Requirements: Take the line containing "Write the Apache ECharts code for this chart." as the first line and the line containing "const data = categories.map((n, i)" as the last, and output that span verbatim without any images.

--- Start ---

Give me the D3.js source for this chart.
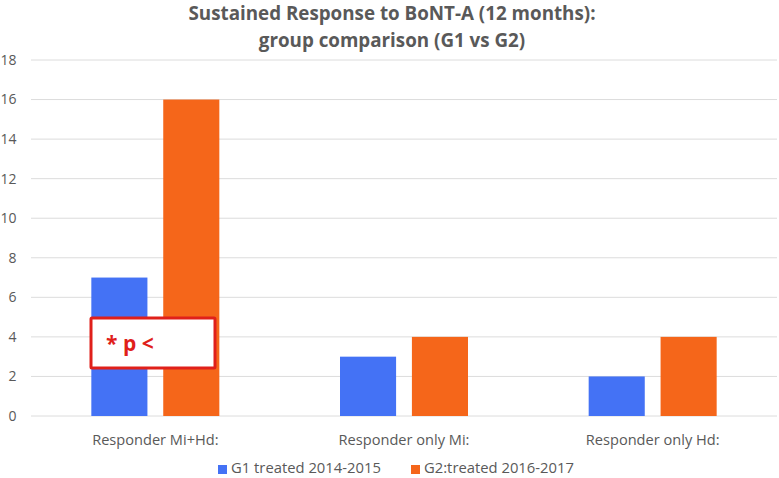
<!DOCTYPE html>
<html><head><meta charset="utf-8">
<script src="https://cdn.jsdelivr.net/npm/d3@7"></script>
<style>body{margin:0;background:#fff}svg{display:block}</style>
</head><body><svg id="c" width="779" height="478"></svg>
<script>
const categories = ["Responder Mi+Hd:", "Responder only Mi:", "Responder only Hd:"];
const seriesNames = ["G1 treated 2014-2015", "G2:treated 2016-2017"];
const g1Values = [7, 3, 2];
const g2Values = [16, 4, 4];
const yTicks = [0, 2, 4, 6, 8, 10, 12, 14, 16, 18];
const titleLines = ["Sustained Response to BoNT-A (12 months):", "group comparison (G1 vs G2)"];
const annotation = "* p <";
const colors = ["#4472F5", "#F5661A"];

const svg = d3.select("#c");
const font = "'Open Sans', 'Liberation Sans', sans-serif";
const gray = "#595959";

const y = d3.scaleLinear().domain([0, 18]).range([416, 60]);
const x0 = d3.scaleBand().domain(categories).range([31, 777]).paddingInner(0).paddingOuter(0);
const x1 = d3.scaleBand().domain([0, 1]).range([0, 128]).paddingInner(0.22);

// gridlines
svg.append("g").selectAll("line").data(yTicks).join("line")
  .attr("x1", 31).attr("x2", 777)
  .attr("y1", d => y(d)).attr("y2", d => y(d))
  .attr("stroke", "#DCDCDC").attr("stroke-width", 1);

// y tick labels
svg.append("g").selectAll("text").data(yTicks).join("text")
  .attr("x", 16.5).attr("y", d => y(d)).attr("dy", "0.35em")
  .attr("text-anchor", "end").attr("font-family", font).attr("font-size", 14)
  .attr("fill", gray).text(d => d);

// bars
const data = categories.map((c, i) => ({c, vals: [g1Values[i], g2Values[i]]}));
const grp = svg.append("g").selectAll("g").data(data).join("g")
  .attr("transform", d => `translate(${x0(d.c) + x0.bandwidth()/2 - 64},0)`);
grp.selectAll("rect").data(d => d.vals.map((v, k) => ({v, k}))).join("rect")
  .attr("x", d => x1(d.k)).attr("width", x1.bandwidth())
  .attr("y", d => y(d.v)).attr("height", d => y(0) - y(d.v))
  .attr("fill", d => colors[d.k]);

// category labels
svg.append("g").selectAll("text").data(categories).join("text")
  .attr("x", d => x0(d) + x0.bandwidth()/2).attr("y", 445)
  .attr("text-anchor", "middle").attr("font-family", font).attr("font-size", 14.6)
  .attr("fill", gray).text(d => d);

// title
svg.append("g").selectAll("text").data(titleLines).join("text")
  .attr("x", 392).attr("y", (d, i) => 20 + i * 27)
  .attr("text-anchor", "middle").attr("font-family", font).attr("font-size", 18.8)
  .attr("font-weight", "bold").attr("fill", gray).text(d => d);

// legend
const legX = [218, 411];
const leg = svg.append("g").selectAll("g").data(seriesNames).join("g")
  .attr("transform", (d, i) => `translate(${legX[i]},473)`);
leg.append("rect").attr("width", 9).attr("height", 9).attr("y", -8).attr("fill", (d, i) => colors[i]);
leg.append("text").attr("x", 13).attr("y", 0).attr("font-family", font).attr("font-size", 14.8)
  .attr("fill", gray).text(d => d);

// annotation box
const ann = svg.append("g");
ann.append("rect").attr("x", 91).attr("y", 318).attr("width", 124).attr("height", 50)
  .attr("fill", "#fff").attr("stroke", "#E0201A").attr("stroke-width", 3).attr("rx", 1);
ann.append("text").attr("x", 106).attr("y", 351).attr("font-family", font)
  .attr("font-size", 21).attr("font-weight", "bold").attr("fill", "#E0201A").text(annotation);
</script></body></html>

--- End ---
--- Start ---

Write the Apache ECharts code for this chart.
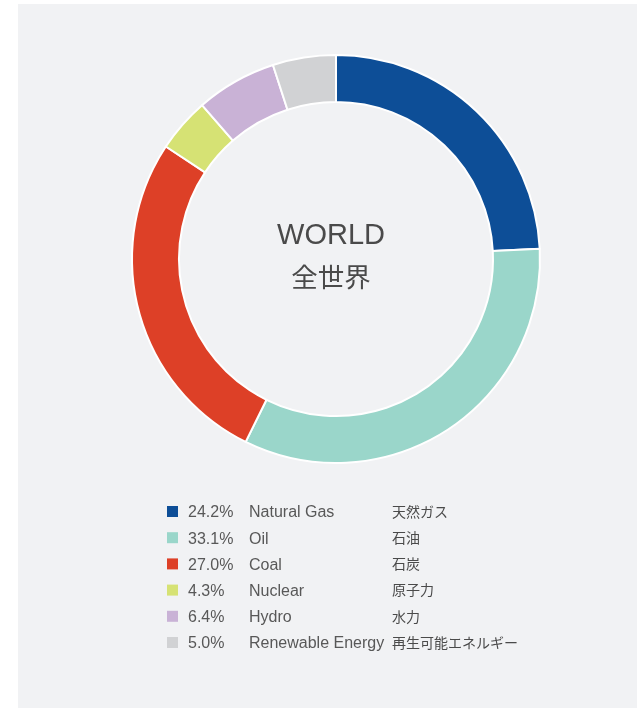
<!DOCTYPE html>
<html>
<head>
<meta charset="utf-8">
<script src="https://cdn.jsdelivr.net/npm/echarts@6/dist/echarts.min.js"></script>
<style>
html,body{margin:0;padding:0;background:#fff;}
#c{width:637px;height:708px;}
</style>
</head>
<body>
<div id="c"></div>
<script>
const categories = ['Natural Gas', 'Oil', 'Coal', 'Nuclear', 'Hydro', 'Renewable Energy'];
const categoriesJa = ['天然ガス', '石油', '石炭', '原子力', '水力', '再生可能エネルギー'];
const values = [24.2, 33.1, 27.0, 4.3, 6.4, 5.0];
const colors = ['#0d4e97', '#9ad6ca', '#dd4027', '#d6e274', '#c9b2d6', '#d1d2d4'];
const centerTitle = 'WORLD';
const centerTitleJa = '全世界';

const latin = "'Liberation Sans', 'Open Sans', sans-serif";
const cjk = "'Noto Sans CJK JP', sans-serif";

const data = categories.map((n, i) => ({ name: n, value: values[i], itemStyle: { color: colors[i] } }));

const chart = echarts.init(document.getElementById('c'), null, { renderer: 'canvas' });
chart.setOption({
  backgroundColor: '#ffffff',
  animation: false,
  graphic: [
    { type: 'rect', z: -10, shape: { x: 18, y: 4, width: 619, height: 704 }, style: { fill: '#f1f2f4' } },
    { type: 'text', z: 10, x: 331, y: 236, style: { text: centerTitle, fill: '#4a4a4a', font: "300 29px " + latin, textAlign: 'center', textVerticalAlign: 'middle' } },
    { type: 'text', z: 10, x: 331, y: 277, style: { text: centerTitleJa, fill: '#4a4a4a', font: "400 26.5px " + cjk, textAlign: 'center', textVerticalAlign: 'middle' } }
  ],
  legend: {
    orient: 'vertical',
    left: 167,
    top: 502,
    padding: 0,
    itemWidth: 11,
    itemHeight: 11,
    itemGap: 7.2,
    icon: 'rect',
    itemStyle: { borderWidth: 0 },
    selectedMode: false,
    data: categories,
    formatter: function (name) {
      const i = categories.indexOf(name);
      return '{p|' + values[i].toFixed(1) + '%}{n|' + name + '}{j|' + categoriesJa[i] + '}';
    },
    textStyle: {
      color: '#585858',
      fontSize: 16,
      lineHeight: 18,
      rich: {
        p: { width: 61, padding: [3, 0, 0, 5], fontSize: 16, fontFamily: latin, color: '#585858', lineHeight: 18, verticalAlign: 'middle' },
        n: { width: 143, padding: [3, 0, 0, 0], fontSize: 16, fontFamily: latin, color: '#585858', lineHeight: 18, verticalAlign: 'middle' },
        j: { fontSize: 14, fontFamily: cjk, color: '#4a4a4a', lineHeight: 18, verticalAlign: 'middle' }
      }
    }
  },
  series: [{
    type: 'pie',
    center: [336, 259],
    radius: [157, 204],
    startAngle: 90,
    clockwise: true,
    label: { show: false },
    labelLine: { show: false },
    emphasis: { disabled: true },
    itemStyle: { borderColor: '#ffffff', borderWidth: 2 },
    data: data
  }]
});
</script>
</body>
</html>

--- End ---

Written response:
Write the Apache ECharts code for this chart.
<!DOCTYPE html>
<html>
<head>
<meta charset="utf-8">
<script src="https://cdn.jsdelivr.net/npm/echarts@6/dist/echarts.min.js"></script>
<style>
html,body{margin:0;padding:0;background:#fff;}
#c{width:637px;height:708px;}
</style>
</head>
<body>
<div id="c"></div>
<script>
const categories = ['Natural Gas', 'Oil', 'Coal', 'Nuclear', 'Hydro', 'Renewable Energy'];
const categoriesJa = ['天然ガス', '石油', '石炭', '原子力', '水力', '再生可能エネルギー'];
const values = [24.2, 33.1, 27.0, 4.3, 6.4, 5.0];
const colors = ['#0d4e97', '#9ad6ca', '#dd4027', '#d6e274', '#c9b2d6', '#d1d2d4'];
const centerTitle = 'WORLD';
const centerTitleJa = '全世界';

const latin = "'Liberation Sans', 'Open Sans', sans-serif";
const cjk = "'Noto Sans CJK JP', sans-serif";

const data = categories.map((n, i) => ({ name: n, value: values[i], itemStyle: { color: colors[i] } }));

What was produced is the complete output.